The Chronicles Of Riddick

The Chronicles Of Riddick

The 2000 film Pitch Black was a superior, economical genre exercise in the tough, unsentimental tradition of Walter Hill. It didn't demand a sequel, let alone a mega-budgeted space opus that boldly announces itself as the foundation for a sprawling science-fiction franchise. Where Pitch Black was an overachieving Alien knockoff, its sequel is an underachieving Star Wars wannabe.

As bloated and ponderous as its predecessor was lean and focused, Chronicles ups the stakes along with the budget while jettisoning just about everything that made Pitch Black stand out from other thrillers about weary humans battling nefarious space beasties. The film, which snagged a PG-13 rating in spite of constant carnage, finds Vin Diesel's wisecracking, muscle-bound killing machine simultaneously battling mercenaries out for the bounty on his head and an evil race determined to convert or kill everyone in its path—sort of like Scientologists, only not as sinister.
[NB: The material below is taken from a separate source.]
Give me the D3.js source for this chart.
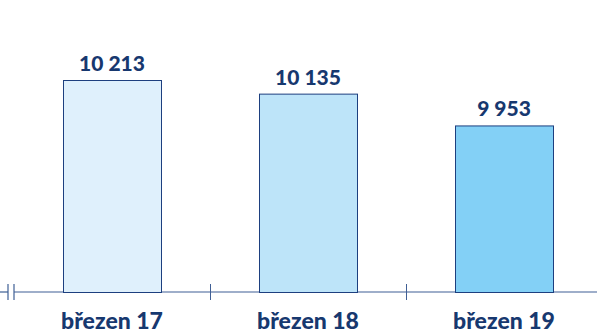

It's easy to see why filmmakers persist in going where George Lucas and company have profitably gone before, but Riddick's convoluted mythology, wooden dialogue, and interminable action sequences serve as a dispiriting reminder that for every Star Wars, there are two dozen Wing Commanders. Though not as dire as Battlefield Earth, Riddick is in spots silly, grungy, and misguided enough to inspire flashbacks. The evil zealots out to convert and/or kill Diesel just aren't frightening or intimidating, though it doesn't help that one looks like Hedwig And The Angry Inch's John Cameron Mitchell sans makeup and wig, while another sports a Billy Ray Cyrus-style space mullet.

Riddick's ending has a loopy charm, but it would be more forceful if it didn't follow a fight scene whose arc and moves suggest that it belongs on WWE's Intergalactic Smackdown. Of the supporting cast, only Thandie Newton—who plays a space-opera version of Lady Macbeth—makes much of an impression, and that has more to do with her form-fitting outfits than her character's personality. The camera adores her, but there's something sad about an ambitious, hugely expensive, special-effects-filled extravaganza whose only memorable aspect is a beautiful woman's cleavage. As befits a film with heavy-handed Shakespearean undertones, The Chronicles Of Riddick is full of sound and fury, signifying nothing.